To do => Leaving out every picture, copy the lines of the data exactly, from the first through the line containing "const PHI_GAN_ARC_X = 0.3361;".

Dataset extract =>
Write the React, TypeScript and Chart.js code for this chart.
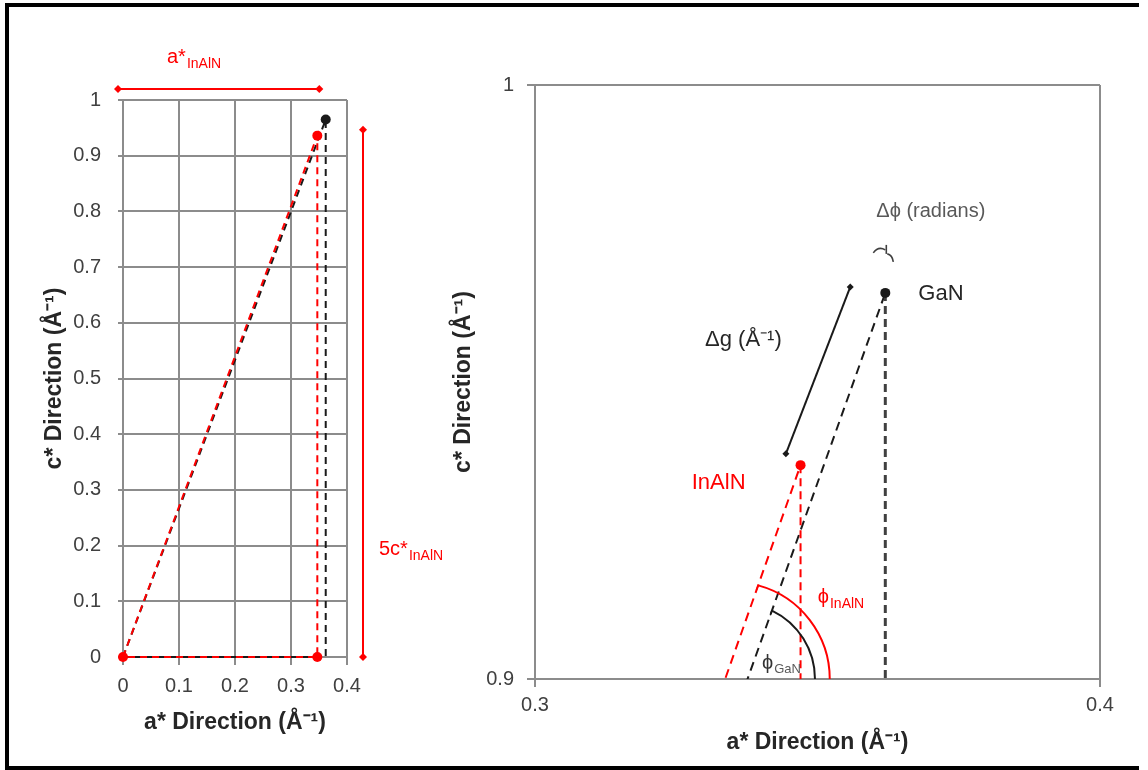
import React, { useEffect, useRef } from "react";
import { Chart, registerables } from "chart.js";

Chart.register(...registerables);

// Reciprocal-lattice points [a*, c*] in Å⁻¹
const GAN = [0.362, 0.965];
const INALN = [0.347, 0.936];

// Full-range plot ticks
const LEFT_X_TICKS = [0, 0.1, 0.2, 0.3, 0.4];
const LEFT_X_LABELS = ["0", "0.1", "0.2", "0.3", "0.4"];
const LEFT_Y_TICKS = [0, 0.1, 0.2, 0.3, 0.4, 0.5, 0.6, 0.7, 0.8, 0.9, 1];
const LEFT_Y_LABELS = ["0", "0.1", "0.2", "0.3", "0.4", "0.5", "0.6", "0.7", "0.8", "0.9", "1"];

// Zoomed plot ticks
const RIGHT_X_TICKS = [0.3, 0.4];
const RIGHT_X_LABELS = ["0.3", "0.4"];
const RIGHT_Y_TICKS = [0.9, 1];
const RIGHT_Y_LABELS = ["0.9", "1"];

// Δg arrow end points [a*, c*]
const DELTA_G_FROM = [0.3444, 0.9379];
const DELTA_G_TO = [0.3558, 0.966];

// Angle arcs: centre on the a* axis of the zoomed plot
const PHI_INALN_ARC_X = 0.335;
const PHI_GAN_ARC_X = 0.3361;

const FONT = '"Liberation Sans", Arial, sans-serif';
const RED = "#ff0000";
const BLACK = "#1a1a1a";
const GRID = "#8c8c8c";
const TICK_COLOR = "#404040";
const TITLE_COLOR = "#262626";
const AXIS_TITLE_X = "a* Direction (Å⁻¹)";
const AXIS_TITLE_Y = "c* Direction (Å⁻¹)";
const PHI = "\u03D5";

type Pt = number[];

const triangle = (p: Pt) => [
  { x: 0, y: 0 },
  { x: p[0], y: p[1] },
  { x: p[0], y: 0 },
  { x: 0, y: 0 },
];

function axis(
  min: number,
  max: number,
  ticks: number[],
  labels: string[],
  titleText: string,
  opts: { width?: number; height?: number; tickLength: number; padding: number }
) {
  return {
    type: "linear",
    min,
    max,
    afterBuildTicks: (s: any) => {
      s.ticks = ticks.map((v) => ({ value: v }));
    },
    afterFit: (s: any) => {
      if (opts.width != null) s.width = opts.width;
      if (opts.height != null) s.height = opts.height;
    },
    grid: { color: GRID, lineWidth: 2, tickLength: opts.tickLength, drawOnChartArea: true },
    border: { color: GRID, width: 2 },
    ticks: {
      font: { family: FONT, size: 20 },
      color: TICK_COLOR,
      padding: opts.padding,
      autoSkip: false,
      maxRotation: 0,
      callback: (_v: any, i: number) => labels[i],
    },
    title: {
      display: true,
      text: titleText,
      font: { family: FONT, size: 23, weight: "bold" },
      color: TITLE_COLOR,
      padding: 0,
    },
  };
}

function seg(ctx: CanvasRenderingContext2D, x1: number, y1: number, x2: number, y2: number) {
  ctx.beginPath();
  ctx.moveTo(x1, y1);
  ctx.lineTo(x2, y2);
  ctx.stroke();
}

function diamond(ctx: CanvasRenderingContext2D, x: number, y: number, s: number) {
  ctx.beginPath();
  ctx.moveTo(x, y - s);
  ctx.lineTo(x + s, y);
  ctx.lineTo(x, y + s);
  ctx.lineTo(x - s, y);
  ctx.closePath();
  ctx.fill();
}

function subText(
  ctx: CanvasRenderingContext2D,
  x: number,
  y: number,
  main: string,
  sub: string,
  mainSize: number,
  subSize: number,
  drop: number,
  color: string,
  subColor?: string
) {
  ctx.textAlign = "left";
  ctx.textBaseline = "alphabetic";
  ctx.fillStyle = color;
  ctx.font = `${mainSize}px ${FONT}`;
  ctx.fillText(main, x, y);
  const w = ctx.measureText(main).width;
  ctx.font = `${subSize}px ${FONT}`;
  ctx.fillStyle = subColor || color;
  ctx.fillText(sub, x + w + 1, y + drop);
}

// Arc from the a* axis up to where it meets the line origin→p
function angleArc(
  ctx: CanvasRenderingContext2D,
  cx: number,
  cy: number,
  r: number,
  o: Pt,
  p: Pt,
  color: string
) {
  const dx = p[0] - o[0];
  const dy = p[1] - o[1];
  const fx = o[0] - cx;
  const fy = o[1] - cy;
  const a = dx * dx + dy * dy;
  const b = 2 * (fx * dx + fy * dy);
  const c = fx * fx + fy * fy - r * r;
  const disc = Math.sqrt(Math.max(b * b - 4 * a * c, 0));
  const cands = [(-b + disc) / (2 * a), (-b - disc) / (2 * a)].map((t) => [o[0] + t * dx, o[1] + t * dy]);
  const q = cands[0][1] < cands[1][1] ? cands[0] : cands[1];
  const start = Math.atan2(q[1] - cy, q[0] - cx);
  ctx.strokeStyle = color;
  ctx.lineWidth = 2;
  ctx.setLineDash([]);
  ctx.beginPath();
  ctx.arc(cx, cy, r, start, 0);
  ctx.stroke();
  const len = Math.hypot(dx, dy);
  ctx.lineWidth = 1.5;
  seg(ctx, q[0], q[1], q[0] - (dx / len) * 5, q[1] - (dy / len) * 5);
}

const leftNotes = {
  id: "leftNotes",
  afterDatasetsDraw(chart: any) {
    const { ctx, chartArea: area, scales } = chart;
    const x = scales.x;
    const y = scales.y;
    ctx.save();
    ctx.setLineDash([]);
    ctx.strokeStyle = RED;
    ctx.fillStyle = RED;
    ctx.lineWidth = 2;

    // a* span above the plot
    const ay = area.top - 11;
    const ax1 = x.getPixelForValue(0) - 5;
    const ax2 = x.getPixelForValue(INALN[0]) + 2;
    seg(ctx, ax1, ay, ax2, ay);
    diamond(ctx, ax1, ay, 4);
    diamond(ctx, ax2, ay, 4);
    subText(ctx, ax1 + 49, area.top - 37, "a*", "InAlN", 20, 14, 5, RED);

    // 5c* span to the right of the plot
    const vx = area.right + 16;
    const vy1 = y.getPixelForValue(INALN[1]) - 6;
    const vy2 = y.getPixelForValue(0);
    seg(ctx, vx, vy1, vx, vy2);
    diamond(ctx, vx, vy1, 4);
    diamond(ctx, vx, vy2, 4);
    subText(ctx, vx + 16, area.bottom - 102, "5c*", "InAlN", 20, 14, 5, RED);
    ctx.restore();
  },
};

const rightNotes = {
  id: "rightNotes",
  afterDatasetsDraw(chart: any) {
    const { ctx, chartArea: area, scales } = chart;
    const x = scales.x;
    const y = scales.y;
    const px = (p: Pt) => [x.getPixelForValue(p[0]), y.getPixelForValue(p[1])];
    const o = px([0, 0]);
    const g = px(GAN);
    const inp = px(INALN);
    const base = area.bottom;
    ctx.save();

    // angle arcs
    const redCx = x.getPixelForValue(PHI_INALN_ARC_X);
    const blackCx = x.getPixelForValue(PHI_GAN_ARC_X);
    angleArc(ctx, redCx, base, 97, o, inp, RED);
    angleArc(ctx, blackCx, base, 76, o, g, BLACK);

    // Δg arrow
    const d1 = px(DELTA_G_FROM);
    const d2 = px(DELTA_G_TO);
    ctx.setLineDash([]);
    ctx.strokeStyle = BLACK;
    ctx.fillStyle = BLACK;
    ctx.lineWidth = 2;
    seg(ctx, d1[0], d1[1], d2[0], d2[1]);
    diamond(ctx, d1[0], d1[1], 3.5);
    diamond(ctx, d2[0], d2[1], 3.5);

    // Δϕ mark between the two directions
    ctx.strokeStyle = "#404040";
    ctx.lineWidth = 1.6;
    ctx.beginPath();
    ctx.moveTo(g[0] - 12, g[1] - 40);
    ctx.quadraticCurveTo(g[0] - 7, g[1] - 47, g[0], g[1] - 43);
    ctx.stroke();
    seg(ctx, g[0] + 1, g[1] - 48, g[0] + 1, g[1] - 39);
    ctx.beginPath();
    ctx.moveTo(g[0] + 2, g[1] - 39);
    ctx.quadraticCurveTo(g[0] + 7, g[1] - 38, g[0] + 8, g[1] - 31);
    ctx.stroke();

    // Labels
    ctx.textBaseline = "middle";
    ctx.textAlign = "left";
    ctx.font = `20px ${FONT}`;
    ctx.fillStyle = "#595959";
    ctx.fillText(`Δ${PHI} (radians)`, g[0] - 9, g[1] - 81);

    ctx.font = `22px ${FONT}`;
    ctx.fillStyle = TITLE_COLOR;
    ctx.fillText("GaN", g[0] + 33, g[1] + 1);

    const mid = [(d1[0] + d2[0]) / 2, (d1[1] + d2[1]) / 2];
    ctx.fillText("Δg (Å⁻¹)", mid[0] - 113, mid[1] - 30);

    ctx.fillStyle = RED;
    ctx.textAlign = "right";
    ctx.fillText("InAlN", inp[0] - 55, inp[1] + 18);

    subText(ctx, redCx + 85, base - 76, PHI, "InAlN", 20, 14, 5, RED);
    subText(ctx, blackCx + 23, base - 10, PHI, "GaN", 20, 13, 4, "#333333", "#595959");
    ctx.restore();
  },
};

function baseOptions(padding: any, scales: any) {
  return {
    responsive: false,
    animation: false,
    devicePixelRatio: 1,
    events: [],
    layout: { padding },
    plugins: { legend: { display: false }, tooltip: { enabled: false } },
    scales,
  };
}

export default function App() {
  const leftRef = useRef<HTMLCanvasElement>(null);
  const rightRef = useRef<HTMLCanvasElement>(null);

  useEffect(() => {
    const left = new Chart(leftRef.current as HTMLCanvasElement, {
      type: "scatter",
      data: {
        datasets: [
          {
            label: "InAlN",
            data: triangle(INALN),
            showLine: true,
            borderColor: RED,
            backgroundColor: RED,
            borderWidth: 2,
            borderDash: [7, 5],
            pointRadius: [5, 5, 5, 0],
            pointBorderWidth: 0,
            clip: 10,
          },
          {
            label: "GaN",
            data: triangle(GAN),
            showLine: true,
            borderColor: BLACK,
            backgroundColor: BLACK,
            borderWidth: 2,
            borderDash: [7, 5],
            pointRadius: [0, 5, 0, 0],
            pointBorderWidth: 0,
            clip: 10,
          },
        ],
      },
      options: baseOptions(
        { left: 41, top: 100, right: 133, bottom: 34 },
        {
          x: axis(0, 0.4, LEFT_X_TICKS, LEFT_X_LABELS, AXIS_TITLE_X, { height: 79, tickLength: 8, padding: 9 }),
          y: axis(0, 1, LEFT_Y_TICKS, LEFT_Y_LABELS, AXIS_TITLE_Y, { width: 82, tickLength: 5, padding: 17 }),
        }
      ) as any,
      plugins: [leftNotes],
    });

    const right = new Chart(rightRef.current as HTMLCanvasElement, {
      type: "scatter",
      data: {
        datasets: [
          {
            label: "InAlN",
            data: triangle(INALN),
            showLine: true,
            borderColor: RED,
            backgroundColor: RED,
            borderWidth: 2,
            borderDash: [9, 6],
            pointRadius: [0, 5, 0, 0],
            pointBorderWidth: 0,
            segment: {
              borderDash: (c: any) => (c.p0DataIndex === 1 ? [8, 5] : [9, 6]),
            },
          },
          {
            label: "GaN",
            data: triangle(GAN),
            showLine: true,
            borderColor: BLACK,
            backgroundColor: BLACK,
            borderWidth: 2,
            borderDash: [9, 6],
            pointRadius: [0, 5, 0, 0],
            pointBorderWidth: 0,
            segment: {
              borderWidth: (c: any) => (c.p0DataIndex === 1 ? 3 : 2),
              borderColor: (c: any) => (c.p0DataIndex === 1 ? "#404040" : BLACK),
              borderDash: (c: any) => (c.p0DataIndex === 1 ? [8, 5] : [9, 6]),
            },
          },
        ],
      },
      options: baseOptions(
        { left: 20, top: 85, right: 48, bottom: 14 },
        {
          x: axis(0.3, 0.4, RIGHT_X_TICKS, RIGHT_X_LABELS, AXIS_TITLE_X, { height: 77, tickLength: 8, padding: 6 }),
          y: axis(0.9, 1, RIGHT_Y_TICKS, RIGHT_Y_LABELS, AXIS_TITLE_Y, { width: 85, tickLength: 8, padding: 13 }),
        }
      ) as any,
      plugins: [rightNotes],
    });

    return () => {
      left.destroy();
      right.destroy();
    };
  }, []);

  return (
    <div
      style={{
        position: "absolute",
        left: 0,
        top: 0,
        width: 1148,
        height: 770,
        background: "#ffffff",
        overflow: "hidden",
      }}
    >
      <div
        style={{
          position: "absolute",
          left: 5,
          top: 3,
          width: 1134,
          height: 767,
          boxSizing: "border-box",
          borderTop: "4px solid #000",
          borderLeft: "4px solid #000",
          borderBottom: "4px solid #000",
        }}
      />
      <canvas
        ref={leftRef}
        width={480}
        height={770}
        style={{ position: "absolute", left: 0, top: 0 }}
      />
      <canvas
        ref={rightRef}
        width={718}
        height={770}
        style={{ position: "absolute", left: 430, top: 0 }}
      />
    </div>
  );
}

Result =>
Write the React, TypeScript and Chart.js code for this chart.
import React, { useEffect, useRef } from "react";
import { Chart, registerables } from "chart.js";

Chart.register(...registerables);

// Reciprocal-lattice points [a*, c*] in Å⁻¹
const GAN = [0.362, 0.965];
const INALN = [0.347, 0.936];

// Full-range plot ticks
const LEFT_X_TICKS = [0, 0.1, 0.2, 0.3, 0.4];
const LEFT_X_LABELS = ["0", "0.1", "0.2", "0.3", "0.4"];
const LEFT_Y_TICKS = [0, 0.1, 0.2, 0.3, 0.4, 0.5, 0.6, 0.7, 0.8, 0.9, 1];
const LEFT_Y_LABELS = ["0", "0.1", "0.2", "0.3", "0.4", "0.5", "0.6", "0.7", "0.8", "0.9", "1"];

// Zoomed plot ticks
const RIGHT_X_TICKS = [0.3, 0.4];
const RIGHT_X_LABELS = ["0.3", "0.4"];
const RIGHT_Y_TICKS = [0.9, 1];
const RIGHT_Y_LABELS = ["0.9", "1"];

// Δg arrow end points [a*, c*]
const DELTA_G_FROM = [0.3444, 0.9379];
const DELTA_G_TO = [0.3558, 0.966];

// Angle arcs: centre on the a* axis of the zoomed plot
const PHI_INALN_ARC_X = 0.335;
const PHI_GAN_ARC_X = 0.3361;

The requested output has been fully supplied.